## Dataset content:
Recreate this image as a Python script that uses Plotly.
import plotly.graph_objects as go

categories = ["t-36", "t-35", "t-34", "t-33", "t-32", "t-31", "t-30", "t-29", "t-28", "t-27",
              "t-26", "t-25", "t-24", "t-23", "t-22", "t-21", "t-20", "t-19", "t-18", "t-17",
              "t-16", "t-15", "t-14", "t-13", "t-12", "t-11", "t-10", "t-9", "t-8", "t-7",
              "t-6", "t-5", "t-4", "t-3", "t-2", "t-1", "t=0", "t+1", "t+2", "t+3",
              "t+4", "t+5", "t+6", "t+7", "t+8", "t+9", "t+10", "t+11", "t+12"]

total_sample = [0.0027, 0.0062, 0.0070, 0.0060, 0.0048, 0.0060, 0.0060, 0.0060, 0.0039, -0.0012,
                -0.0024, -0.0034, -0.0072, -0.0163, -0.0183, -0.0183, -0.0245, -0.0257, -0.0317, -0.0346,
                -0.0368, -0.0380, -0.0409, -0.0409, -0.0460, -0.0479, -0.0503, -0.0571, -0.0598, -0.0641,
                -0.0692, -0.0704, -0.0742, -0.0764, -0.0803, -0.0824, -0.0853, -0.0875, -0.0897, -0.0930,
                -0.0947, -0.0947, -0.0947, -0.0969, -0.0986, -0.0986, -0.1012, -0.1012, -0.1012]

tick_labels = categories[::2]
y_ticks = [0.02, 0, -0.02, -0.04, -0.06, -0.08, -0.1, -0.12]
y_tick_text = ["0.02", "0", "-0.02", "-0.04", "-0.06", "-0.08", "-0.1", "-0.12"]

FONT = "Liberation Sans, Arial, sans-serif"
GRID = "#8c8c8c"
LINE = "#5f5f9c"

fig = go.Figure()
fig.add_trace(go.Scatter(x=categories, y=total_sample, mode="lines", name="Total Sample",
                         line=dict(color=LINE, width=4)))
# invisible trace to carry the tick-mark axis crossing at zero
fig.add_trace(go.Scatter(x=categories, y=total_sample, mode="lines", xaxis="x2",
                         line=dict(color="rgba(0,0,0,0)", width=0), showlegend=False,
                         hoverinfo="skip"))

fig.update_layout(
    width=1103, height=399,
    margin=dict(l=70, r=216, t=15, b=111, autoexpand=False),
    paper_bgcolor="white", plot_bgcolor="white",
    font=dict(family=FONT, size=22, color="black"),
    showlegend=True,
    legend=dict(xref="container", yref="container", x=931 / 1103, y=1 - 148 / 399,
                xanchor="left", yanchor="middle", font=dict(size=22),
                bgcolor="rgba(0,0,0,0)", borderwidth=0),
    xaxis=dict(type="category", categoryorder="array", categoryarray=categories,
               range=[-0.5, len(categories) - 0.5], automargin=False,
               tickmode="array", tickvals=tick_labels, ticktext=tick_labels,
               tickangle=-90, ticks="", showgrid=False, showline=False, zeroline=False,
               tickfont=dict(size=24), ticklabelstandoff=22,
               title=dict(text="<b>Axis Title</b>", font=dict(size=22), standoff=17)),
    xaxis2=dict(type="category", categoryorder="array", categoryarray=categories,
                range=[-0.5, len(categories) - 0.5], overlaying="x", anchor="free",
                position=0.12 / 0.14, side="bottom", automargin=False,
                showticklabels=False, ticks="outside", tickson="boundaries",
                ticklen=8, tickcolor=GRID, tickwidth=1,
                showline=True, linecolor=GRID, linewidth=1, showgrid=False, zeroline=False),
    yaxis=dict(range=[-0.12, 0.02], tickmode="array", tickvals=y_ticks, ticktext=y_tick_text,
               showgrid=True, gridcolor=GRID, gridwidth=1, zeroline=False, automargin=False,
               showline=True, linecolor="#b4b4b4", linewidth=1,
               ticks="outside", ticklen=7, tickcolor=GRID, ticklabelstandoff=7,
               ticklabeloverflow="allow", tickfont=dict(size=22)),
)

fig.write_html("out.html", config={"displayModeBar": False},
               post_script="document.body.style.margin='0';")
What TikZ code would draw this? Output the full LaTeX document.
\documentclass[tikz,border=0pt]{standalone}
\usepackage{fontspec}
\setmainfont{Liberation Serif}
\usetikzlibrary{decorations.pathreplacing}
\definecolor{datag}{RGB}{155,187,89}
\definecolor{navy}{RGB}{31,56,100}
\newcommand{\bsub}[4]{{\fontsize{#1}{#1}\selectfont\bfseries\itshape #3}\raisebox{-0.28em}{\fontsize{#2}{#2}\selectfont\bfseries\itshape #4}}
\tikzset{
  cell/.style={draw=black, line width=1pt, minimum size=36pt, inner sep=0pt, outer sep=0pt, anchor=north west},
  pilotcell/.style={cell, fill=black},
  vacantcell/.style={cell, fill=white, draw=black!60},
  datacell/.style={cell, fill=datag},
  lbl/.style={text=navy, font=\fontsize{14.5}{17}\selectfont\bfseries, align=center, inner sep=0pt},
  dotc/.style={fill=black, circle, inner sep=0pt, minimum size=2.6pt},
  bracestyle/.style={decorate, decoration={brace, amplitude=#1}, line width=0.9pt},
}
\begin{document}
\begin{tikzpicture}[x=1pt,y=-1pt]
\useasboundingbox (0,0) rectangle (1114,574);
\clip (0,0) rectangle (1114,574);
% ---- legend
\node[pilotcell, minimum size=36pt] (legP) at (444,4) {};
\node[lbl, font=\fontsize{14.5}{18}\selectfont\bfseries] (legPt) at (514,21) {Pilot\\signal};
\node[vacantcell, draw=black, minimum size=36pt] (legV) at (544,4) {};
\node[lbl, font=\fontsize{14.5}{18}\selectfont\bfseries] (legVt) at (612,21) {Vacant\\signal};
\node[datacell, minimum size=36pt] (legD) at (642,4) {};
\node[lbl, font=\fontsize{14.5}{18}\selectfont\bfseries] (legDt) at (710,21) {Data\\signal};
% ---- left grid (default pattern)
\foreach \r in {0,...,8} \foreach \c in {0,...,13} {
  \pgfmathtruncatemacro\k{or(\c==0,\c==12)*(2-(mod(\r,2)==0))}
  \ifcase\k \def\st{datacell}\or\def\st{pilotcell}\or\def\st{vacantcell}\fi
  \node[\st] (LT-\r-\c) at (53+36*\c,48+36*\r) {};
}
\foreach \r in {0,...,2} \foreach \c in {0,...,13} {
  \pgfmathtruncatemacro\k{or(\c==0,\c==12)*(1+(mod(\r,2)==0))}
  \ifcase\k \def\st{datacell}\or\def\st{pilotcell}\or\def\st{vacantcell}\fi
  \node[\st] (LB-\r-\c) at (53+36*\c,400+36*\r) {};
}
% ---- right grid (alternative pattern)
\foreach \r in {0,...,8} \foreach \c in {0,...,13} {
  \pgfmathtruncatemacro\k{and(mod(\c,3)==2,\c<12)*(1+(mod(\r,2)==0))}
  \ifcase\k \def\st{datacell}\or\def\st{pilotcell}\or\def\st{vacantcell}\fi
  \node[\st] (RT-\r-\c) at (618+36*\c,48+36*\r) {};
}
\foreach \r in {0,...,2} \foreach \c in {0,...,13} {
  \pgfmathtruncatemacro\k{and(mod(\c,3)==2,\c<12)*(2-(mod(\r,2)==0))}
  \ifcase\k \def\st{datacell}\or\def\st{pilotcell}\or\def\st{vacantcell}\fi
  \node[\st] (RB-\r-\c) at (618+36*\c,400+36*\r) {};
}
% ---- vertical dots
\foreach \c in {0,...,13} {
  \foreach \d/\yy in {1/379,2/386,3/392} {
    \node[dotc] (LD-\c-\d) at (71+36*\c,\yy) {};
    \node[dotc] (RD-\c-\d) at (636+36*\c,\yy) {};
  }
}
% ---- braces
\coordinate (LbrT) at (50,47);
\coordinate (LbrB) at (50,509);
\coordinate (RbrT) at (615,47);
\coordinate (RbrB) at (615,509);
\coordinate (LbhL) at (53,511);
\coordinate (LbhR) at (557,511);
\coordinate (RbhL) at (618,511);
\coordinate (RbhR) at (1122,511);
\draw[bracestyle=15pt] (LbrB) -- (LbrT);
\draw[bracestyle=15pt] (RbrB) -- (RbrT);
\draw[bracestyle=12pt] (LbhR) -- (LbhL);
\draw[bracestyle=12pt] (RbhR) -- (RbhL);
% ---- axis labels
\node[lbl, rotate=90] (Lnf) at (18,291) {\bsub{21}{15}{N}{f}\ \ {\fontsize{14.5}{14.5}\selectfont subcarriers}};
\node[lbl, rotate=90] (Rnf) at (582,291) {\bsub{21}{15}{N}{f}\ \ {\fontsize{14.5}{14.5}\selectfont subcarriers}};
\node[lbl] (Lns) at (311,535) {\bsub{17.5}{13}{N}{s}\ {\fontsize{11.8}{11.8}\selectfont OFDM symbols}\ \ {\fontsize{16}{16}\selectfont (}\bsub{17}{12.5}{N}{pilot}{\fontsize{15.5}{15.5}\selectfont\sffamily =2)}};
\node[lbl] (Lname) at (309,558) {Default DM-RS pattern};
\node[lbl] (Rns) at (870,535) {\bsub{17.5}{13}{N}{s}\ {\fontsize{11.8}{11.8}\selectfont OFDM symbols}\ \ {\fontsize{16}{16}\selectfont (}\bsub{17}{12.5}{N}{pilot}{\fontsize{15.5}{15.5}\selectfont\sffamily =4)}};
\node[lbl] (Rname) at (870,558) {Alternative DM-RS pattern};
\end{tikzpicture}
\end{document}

## Your task:
Repeat the records above line by line, from the first line through the line that contains "import plotly.graph_objects as go".

## Correct answer:
Recreate this image as a Python script that uses Plotly.
import plotly.graph_objects as go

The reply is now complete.